The first story game we ever played was Capes. We were playing a very extensive Mutants & Masterminds superhero campaign so this GM-less superhero game peaked Ben’s interest. Jem, Ben and I cracked it open, and as it turns out, it started us on the path to story games.
Oh what a revelation the click and lock characters were for me! You create characters in Capes by matching a set of Persona descriptors with a set of Skill/Powers descriptors – the Hot Shot Gadgeteer, the Neurotic Brick or maybe the Neurotic Gadgeteer or the Hot Shot Brick etc. Clicking a couple together showed me that in 10 words you could have a completely useful and defined character to build from. I realized it was better to start from a straightforward concept than start with a open-ended concept and narrow it down as you go along which usually just left me with a murky character.

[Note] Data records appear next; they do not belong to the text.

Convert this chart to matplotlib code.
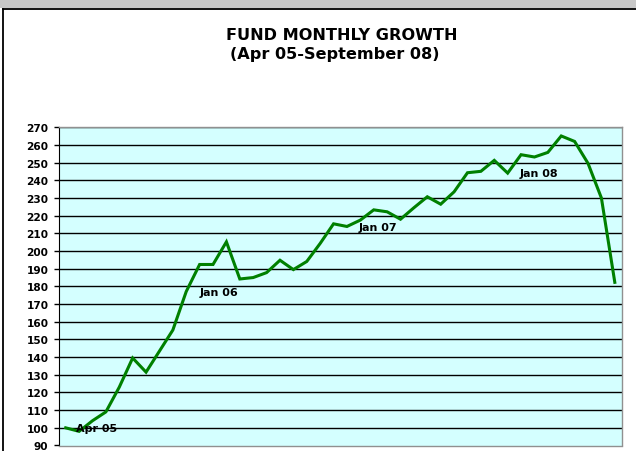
import matplotlib
matplotlib.use("Agg")
import matplotlib.pyplot as plt
from matplotlib.patches import Rectangle
from matplotlib.lines import Line2D

plt.rcParams['font.family'] = ['DejaVu Sans']

months = list(range(42))  # Apr 05 .. Sep 08
values = [100, 98, 104, 109, 123, 139.5, 131.5, 143.4, 155.3, 177.1,
          192.4, 192.4, 205.2, 184.2, 185, 187.8, 194.8, 189.5, 194.1, 204.3,
          215.4, 213.9, 217.5, 223.3, 222.2, 218, 224.5, 230.7, 226.5, 233.5,
          244.3, 245.1, 251.3, 244.1, 254.5, 253.2, 255.8, 265.1, 262, 249.6,
          230, 182.3]
label_texts = ["Apr 05", "Jan 06", "Jan 07", "Jan 08"]
label_x = [2.3, 11.45, 23.3, 35.3]
label_y = [99.9, 176.6, 213.4, 244.0]
yticks = list(range(90, 271, 10))

fig = plt.figure(figsize=(6.36, 4.52), dpi=100)
W, H = 636, 452
# grey bar on top
fig.add_artist(Rectangle((0, 1 - 9 / H), 1, 9 / H, transform=fig.transFigure,
                         facecolor='#c8c8c8', edgecolor='none'))
# chart border (left & top)
fig.add_artist(Line2D([3.5 / W, 3.5 / W], [0, 1 - 9.5 / H], transform=fig.transFigure,
                      color='black', lw=1.3))
fig.add_artist(Line2D([3.5 / W, 1], [1 - 9.5 / H, 1 - 9.5 / H], transform=fig.transFigure,
                      color='black', lw=1.3))

ax = fig.add_axes([59 / W, 1 - 446.5 / H, (621.5 - 59) / W, (446.5 - 128.3) / H])
ax.set_facecolor('#d4ffff')
ax.plot(months, values, color='#008000', lw=2.2, solid_joinstyle='miter', zorder=3)
ax.set_xlim(-0.5, 41.5)
ax.set_ylim(90, 270)
ax.set_yticks(yticks)
ax.set_yticklabels([str(t) for t in yticks], fontsize=7.6, fontweight='bold')
ax.set_xticks([])
for t in yticks[1:]:
    ax.axhline(t, color='black', lw=1.0, zorder=1)
for s in ['top', 'right', 'bottom']:
    ax.spines[s].set_color('#909090')
    ax.spines[s].set_linewidth(1.0)
ax.spines['left'].set_color('black')
ax.tick_params(axis='y', length=3.3, width=1, pad=4.3)

for t, x, y in zip(label_texts, label_x, label_y):
    ax.text(x, y, t, ha='center', va='center', fontsize=8, fontweight='bold', zorder=4)

fig.text(341.5 / W, 1 - 40 / H, "FUND MONTHLY GROWTH", ha='center', va='baseline',
         fontsize=11.6, fontweight='bold')
fig.text(334.5 / W, 1 - 58.5 / H, "(Apr 05-September 08)", ha='center', va='baseline',
         fontsize=11.6, fontweight='bold')

fig.savefig('out.png', dpi=100)
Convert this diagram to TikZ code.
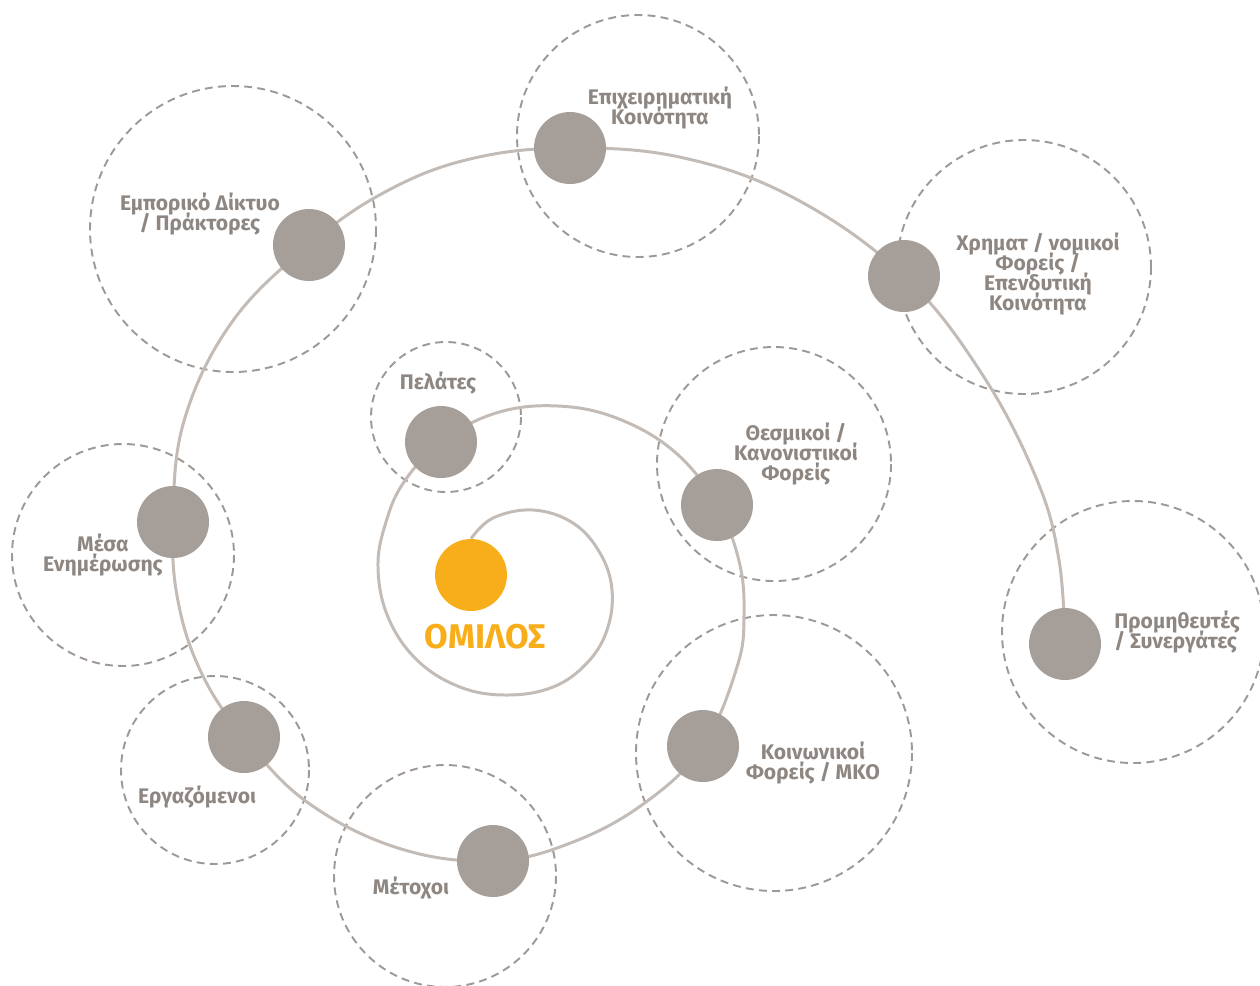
\documentclass[tikz,border=0pt]{standalone}
\usepackage{fontspec}
\setmainfont{Fira Sans}
\usetikzlibrary{positioning, backgrounds}

\definecolor{dotgray}{HTML}{A59E99}
\definecolor{linegray}{HTML}{C3BBB6}
\definecolor{zonegray}{HTML}{9F9995}
\definecolor{labelgray}{HTML}{8E8681}
\definecolor{groupyellow}{HTML}{F8AE1B}
\setlength{\lineskiplimit}{-6pt}

\begin{document}
\begin{tikzpicture}[x=0.02cm, y=-0.02cm,
    stake/.style={circle, fill=dotgray, minimum size=1.44cm, inner sep=0pt},
    core/.style={circle, fill=groupyellow, minimum size=1.44cm, inner sep=0pt},
    zone/.style={draw=zonegray, dash pattern=on 4.5pt off 3pt, line width=1.1pt},
    spiral/.style={draw=linegray, line width=1.7pt},
    tag/.style={text=labelgray, font=\bfseries\fontsize{12}{11.4}\selectfont, align=center, inner sep=0pt}
]
\useasboundingbox (0,0) rectangle (1260,985);

% Group (centre)
\node[core] (grp) at (471,575) {};

% Stakeholders along the spiral
\node[stake] (pel) at (441,442) {};
\node[stake] (the) at (717,505) {};
\node[stake] (koi) at (703,746) {};
\node[stake] (met) at (493,861) {};
\node[stake] (erg) at (244,737) {};
\node[stake] (mes) at (173,522) {};
\node[stake] (emp) at (309,245) {};
\node[stake] (epi) at (570,148) {};
\node[stake] (xrh) at (904,276) {};
\node[stake] (pro) at (1065,644) {};

% Points the spiral passes between the dots
% inner turn
\coordinate (a1) at (493,518);
\coordinate (a2) at (533,510);
\coordinate (a3) at (573,523);
\coordinate (a4) at (600,553);
\coordinate (a5) at (612,590);
\coordinate (a6) at (607,630);
\coordinate (a7) at (587,663);
\coordinate (a8) at (553,687);
\coordinate (a9) at (507,695);
\coordinate (a10) at (460,687);
\coordinate (a11) at (417,660);
\coordinate (a12) at (388,617);
\coordinate (a13) at (378,567);
\coordinate (a14) at (386,522);
\coordinate (a15) at (404,482);
% second turn
\coordinate (b1) at (496,413);
\coordinate (b2) at (558,406);
\coordinate (b3) at (619,419);
\coordinate (b4) at (676,453);
\coordinate (b5) at (739,561);
\coordinate (b6) at (744,615);
\coordinate (b7) at (737,667);
% outer turn
\coordinate (c1) at (646,802);
\coordinate (c2) at (573,842);
\coordinate (c3) at (398,848);
\coordinate (c4) at (307,802);
\coordinate (c5) at (202,674);
\coordinate (c6) at (178,601);
\coordinate (c7) at (184,421);
\coordinate (c8) at (232,322);
\coordinate (c9) at (385,192);
\coordinate (c10) at (470,159);
\coordinate (c11) at (684,158);
\coordinate (c12) at (796,199);
\coordinate (c13) at (982,374);
\coordinate (c14) at (1037,480);
\coordinate (c15) at (1059,560);

\begin{scope}[on background layer]
% Dashed zones round each stakeholder
\draw[zone] (446,417) circle[radius=75];
\draw[zone] (638,136) circle[radius=121];
\draw[zone] (233,229) circle[radius=143];
\draw[zone] (1024,267) circle[radius=127];
\draw[zone] (774,464) circle[radius=117];
\draw[zone] (123,555) circle[radius=111];
\draw[zone] (1133,632) circle[radius=131];
\draw[zone] (774,753) circle[radius=138];
\draw[zone] (215,770) circle[radius=94];
\draw[zone] (445,876) circle[radius=111];

% Spiral
\draw[spiral] plot[smooth, tension=0.65] coordinates {(grp.north) (a1) (a2)
    (a3) (a4) (a5) (a6) (a7) (a8) (a9) (a10) (a11) (a12) (a13) (a14) (a15)
    (pel) (b1) (b2) (b3) (b4) (the) (b5) (b6) (b7)
    (koi) (c1) (c2) (met) (c3) (c4) (erg) (c5) (c6) (mes) (c7) (c8) (emp)
    (c9) (c10) (epi) (c11) (c12) (xrh) (c13) (c14) (c15) (pro)};
\end{scope}

% Labels
\node[text=groupyellow, font=\bfseries\fontsize{19.5}{22}\selectfont, inner sep=0pt] (lgrp) at (485,637) {ΟΜΙΛΟΣ};
\node[tag] (lpel) at (438,383) {Πελάτες};
\node[tag] (lepi) at (660,108) {Επιχειρηματική\\Κοινότητα};
\node[tag] (lemp) at (200,214) {Εμπορικό Δίκτυο\\/ Πράκτορες};
\node[tag] (lxrh) at (1038,274) {Χρηματ / νομικοί\\Φορείς /\\Επενδυτική\\Κοινότητα};
\node[tag] (lthe) at (796,454) {Θεσμικοί /\\Κανονιστικοί\\Φορείς};
\node[tag] (lmes) at (103,555) {Μέσα\\Ενημέρωσης};
\node[tag, align=left, anchor=west] (lpro) at (1114,632) {Προμηθευτές\\/ Συνεργάτες};
\node[tag] (lkoi) at (813,763) {Κοινωνικοί\\Φορείς / ΜΚΟ};
\node[tag] (lerg) at (197,797) {Εργαζόμενοι};
\node[tag] (lmet) at (411,888) {Μέτοχοι};

\end{tikzpicture}
\end{document}
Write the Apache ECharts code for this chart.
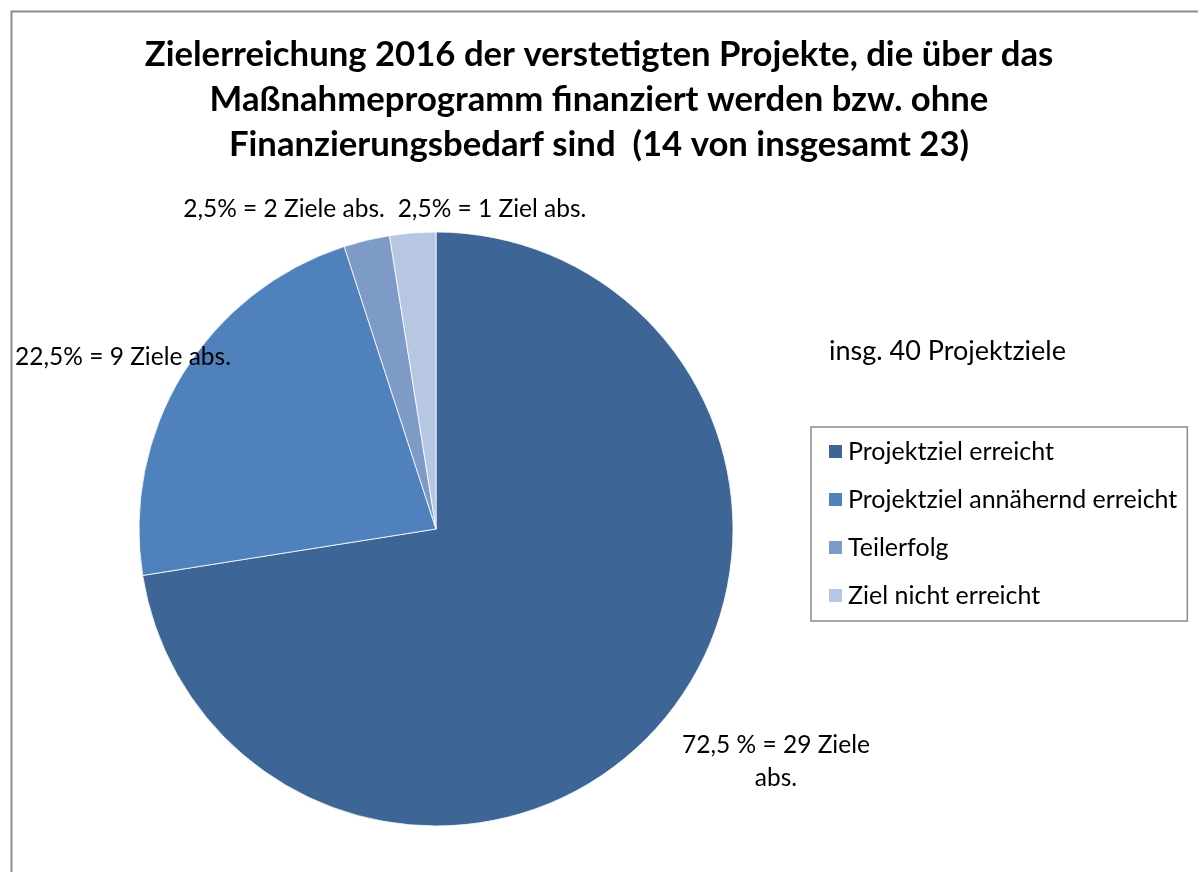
<!DOCTYPE html>
<html>
<head>
<meta charset="utf-8">
<script src="https://cdn.jsdelivr.net/npm/echarts@6/dist/echarts.min.js"></script>
<style>
html,body{margin:0;padding:0;background:#fff;}
#chart{width:1198px;height:872px;}
</style>
</head>
<body>
<div id="chart"></div>
<script>
const titleText = 'Zielerreichung 2016 der verstetigten Projekte, die über das\nMaßnahmeprogramm finanziert werden bzw. ohne\nFinanzierungsbedarf sind  (14 von insgesamt 23)';
const categories = ['Projektziel erreicht', 'Projektziel annähernd erreicht', 'Teilerfolg', 'Ziel nicht erreicht'];
const values = [29, 9, 1, 1];
const labelTexts = ['72,5 % = 29 Ziele\nabs.', '22,5% = 9 Ziele abs.', '2,5% = 2 Ziele abs.', '2,5% = 1 Ziel abs.'];
const totalText = 'insg. 40 Projektziele';
const colors = ['#3D6696', '#4F81BD', '#7E9BC8', '#B7C6E1'];
const labelPos = [[776, 762], [123, 357], [284, 209], [492, 209]];

const FONT = 'Lato';
const chart = echarts.init(document.getElementById('chart'), null, {renderer: 'canvas'});
chart.setOption({
  backgroundColor: '#fff',
  animation: false,
  color: colors,
  title: {
    text: titleText,
    left: 'center',
    top: 32,
    padding: [0, 0, 0, 22],
    textStyle: {fontFamily: FONT, fontWeight: 'bold', fontSize: 34.7, lineHeight: 45, color: '#000'}
  },
  graphic: [
    {type: 'rect', left: 9, top: 9, shape: {width: 1400, height: 1000}, style: {fill: 'none', stroke: '#8c8c8c', lineWidth: 2}, silent: true, z: 0},
    {type: 'text', left: 829, top: 338, style: {text: totalText, fontFamily: FONT, fontSize: 27, fill: '#000'}}
  ],
  legend: {
    orient: 'vertical',
    left: 811,
    top: 427,
    icon: 'rect',
    itemWidth: 15,
    itemHeight: 15,
    itemGap: 23,
    padding: [12, 10, 13, 16],
    borderColor: '#8c8c8c',
    borderWidth: 1.5,
    textStyle: {fontFamily: FONT, fontSize: 25, color: '#000'},
    data: categories
  },
  series: [{
    type: 'pie',
    center: [436, 529],
    radius: 297,
    startAngle: 90,
    clockwise: true,
    itemStyle: {borderColor: '#fff', borderWidth: 0.8},
    label: {
      show: true,
      formatter: p => labelTexts[p.dataIndex],
      fontFamily: FONT,
      fontSize: 24.5,
      lineHeight: 33,
      color: '#000',
      align: 'center',
      overflow: 'none'
    },
    labelLine: {show: false},
    labelLayout: p => ({x: labelPos[p.dataIndex][0], y: labelPos[p.dataIndex][1], align: 'center', verticalAlign: 'middle'}),
    emphasis: {disabled: true},
    data: categories.map((c, i) => ({name: c, value: values[i]}))
  }]
});
</script>
</body>
</html>
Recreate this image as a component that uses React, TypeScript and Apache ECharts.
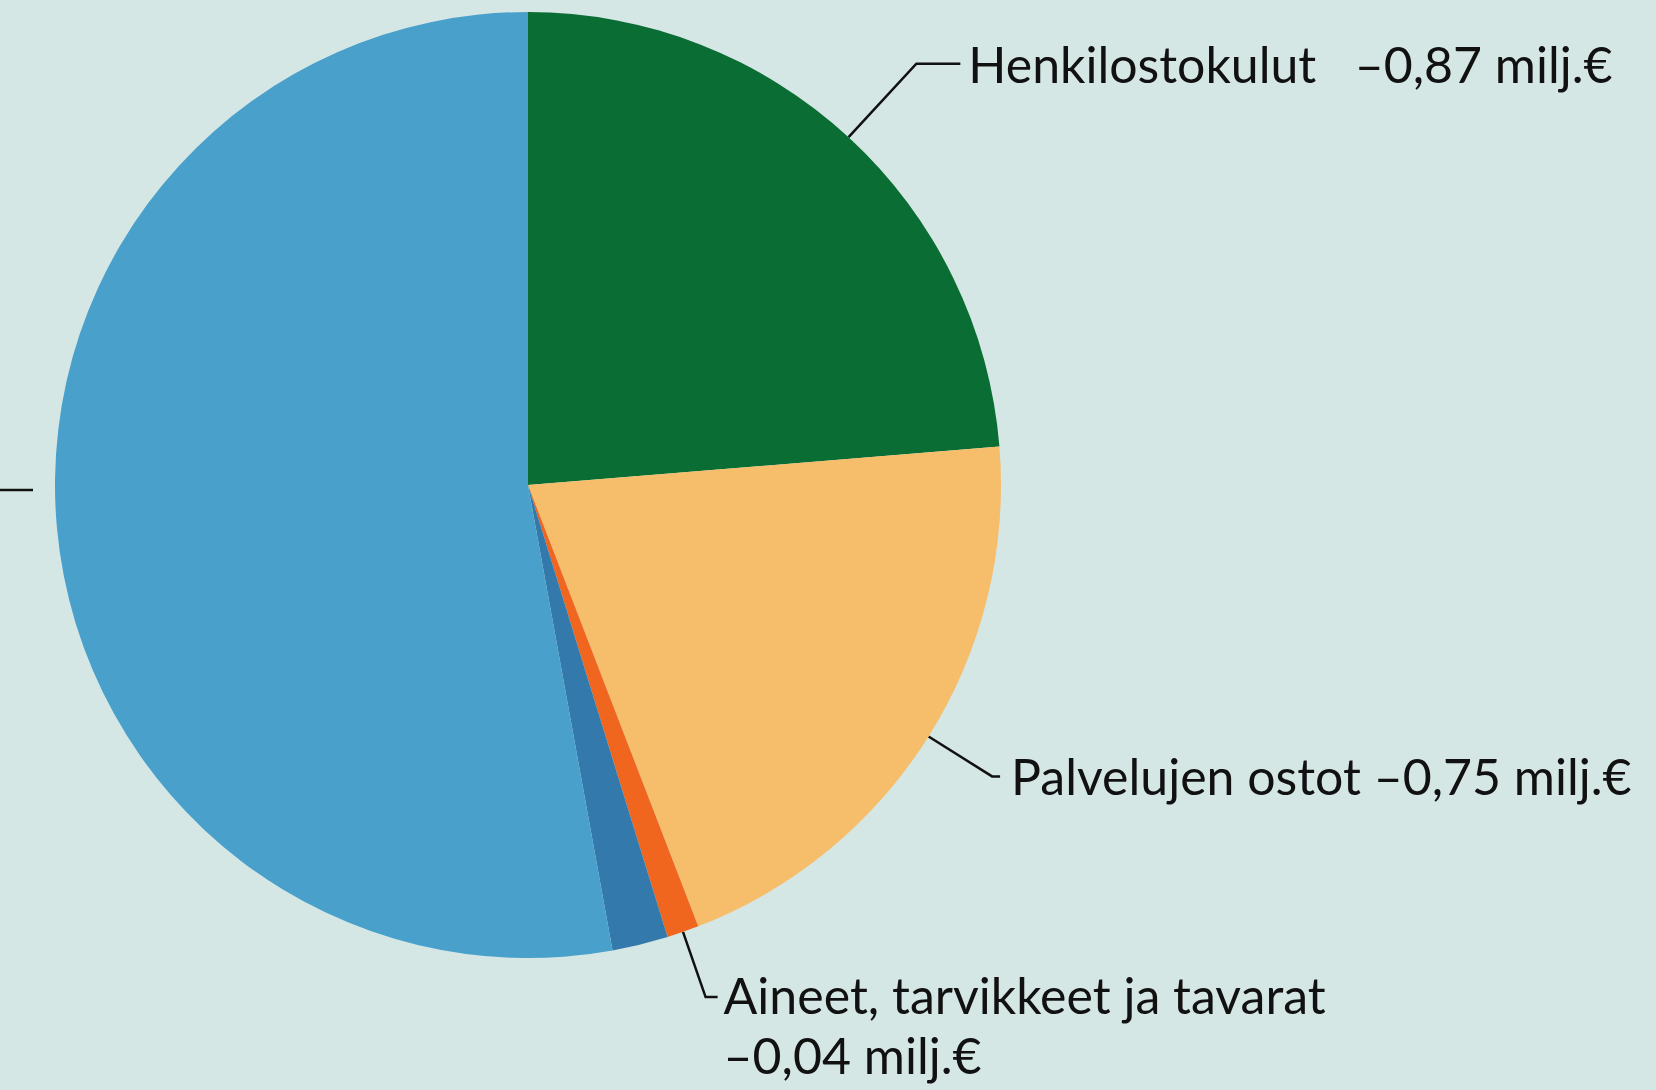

Strangely enough, we chose a fantasy setting probably because we had been playing supers and wanted something else. We started off each with our own hero, and our first scene pretty much proceded like a D&D encounter fighting some bandits on the road. Yawn. Now in the second scene, Jem chose to play his young archer hero again and set a conflict to rescue the girl from the bandits. I stole Ben’s Hercules-type character from him because he was cooler than my guy (that I don’t even remember any more). In my head I thought that left Ben with my lame guy, but instead, he comes out of left field as Zeus looking to have some father-son time. Doh! I think my jaw hit the floor – like you can do that? Bring in any character, bring in a character who’s not in “the party,” bring in a god?? That’s when I understood that this was a story game and not a D&D game. The fiction was the important thing.
Of course the father-son “bonding” only lasted until Zeus caught a glimpse of the beautiful girl and went to steal her from young archer. And then on my turn who should show up by Zeus’ worst nightmare… Hera.
I look at these moments and wonder how is it that these simple things were such revelations to me. Then, I remember what my friend Signa said after encountering a band of harpies in her first D&D game, “Eh, harpies. They’re all bark and no bite.” In other words, we all have to start somewhere.